Si les formes linguistiques ont vocation à être apprises par les élèves, leur utilisation ne fait donc pas traditionnellement l’objet d’un apprentissage spécifique au motif qu’il ne serait que « pratique » et qu’il évacuerait « l’idée ». Le réemploi sera donc aléatoire et essentiellement dépendant de l’envie de l’élève de faire son métier d’élève, c'est-à-dire de réutiliser les objets linguistiques qu’il a en réserve.

Si l’on retient cette hypothèse optimiste, on dira que la découverte et le réemploi immédiat de formes linguistiques dans des activités scolaires codifiées peut garantir, chez l’individu volontaire, un réemploi postérieur délibéré dans des activités semblables mais il n’en demeure pas moins que ces activités n’ont rien à voir avec un apprentissage des usages de la langue dans la perspective d’agir sur l’autre et d’être agi par lui.
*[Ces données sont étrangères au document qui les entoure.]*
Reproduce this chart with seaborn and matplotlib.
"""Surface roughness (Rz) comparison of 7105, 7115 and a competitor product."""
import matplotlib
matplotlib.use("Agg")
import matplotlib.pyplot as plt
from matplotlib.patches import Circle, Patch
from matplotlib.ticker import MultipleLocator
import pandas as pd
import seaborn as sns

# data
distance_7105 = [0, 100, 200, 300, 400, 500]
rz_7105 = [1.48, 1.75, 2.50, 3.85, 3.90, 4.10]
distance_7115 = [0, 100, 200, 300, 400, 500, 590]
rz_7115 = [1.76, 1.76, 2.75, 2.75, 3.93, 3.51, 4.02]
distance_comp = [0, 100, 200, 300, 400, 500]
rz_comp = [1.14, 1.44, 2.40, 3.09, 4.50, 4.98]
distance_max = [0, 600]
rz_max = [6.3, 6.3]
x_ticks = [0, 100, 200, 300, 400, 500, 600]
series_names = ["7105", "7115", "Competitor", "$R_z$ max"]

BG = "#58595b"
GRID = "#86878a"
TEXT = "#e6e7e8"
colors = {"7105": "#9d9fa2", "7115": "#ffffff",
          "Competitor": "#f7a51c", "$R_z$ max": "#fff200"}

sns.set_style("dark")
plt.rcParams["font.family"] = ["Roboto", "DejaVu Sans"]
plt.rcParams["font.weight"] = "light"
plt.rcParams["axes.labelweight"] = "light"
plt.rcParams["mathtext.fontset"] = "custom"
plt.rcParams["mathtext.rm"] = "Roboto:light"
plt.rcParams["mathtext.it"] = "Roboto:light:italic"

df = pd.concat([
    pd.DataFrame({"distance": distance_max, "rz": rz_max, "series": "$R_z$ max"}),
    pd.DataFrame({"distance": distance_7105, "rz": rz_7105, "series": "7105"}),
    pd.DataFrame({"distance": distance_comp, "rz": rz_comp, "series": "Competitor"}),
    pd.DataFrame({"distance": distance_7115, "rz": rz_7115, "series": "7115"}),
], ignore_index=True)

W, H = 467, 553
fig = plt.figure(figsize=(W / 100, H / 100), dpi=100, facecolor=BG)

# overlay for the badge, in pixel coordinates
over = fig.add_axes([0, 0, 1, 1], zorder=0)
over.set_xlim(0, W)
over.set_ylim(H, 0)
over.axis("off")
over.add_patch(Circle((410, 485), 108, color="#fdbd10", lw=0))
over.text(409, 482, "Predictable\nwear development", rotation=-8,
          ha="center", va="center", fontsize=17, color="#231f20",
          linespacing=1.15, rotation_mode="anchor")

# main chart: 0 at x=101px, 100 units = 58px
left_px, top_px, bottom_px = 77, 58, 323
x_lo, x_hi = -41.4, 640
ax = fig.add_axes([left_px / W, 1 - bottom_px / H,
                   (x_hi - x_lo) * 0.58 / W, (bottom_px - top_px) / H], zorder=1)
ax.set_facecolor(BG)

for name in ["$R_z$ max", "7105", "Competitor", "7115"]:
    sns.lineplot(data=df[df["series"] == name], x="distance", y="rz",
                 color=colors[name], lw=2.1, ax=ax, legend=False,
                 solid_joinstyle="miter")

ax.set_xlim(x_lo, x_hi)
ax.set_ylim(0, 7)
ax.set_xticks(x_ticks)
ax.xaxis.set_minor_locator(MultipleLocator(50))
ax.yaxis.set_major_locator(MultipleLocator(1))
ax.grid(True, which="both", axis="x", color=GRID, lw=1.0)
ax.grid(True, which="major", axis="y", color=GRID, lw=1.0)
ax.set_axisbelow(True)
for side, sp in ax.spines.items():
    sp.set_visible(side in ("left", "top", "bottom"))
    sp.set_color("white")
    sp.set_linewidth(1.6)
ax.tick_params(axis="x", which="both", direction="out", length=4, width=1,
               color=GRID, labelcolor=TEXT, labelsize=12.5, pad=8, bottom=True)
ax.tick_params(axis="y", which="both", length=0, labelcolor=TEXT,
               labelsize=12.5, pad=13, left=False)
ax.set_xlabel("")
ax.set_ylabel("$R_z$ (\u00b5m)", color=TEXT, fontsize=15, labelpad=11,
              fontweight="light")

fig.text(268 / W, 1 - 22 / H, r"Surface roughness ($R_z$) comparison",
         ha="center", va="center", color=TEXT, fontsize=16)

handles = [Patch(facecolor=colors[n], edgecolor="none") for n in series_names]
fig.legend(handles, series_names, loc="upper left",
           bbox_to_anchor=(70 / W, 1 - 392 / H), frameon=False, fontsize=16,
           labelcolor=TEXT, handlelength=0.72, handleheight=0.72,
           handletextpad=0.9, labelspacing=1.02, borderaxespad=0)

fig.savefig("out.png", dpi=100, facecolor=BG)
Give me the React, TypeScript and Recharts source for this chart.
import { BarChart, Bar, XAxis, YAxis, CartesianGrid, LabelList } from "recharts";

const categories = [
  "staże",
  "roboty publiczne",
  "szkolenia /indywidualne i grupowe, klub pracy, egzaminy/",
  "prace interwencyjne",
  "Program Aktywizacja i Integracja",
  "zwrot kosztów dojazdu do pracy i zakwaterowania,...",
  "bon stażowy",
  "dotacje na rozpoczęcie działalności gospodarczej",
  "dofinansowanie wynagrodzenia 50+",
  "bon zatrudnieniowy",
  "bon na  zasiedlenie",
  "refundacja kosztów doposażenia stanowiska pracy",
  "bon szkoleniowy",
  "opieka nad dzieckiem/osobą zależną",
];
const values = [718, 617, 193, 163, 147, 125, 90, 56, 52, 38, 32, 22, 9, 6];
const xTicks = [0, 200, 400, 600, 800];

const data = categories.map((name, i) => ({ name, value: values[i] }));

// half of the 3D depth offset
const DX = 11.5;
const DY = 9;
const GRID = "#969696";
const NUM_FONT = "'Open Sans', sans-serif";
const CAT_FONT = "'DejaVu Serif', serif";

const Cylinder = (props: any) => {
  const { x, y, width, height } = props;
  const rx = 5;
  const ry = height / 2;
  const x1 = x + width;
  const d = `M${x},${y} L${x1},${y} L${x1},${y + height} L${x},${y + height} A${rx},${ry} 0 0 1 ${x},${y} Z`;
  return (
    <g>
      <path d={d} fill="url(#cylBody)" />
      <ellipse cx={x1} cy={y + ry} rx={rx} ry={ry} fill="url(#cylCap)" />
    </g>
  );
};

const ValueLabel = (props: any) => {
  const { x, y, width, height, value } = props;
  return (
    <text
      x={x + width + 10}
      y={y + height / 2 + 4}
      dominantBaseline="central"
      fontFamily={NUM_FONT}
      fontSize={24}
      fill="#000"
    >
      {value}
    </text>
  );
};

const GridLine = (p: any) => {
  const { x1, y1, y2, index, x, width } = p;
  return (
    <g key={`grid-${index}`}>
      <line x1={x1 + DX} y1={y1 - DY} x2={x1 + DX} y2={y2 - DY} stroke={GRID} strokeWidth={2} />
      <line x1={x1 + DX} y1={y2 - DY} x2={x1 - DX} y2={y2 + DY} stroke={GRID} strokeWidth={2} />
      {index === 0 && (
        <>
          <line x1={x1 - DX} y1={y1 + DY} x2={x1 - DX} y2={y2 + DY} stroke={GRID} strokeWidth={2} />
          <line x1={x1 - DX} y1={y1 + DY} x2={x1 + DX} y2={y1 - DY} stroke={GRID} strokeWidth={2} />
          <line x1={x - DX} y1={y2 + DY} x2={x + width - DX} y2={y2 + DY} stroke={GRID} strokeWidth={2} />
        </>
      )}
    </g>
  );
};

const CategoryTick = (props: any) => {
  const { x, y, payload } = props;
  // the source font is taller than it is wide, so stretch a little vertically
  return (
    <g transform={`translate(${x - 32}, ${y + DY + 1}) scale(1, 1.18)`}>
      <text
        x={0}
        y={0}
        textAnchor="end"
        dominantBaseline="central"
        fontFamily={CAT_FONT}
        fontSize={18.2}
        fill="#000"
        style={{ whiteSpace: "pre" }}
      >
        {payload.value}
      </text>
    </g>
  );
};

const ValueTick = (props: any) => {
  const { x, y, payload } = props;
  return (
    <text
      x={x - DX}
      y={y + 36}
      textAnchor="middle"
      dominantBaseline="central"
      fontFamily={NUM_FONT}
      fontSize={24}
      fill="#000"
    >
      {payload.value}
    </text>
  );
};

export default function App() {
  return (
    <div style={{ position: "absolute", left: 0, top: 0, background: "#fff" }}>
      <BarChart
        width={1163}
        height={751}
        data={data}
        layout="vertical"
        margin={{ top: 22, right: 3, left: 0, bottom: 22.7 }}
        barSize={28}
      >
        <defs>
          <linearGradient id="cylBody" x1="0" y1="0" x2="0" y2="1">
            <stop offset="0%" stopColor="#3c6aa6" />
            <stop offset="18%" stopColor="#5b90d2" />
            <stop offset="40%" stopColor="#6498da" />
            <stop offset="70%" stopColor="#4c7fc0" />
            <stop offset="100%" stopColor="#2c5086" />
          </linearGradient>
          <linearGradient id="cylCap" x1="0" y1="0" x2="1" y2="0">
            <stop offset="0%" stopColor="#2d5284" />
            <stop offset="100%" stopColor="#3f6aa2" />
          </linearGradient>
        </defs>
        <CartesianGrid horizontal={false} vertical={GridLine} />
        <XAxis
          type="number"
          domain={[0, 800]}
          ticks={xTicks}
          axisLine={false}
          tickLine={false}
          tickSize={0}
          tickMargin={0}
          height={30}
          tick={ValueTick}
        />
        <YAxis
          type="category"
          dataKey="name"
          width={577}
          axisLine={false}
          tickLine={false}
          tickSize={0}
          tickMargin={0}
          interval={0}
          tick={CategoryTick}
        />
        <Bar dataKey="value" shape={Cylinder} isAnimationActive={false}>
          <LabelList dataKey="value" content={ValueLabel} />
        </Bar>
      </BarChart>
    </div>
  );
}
Si les savoir-faire linguistiques ne font pas l’objet, comme nous l’avons vu, d’une attention spécifique, on ne s’étonnera pas que les savoir-faire langagiers ne soient jamais évoqués dans les textes institutionnels dont nous disposons.

Notes
306.

France, M.E.N., B. O. n° 7, oct. 2002, p. 6.

307.

Rapport d’inspection n° 2.

308.

Ibid.

309.

Corpus, journées ZEP 99, p. 34.

310.

Bannier, F.& al. Nuevos Rumbos, espagnol, seconde.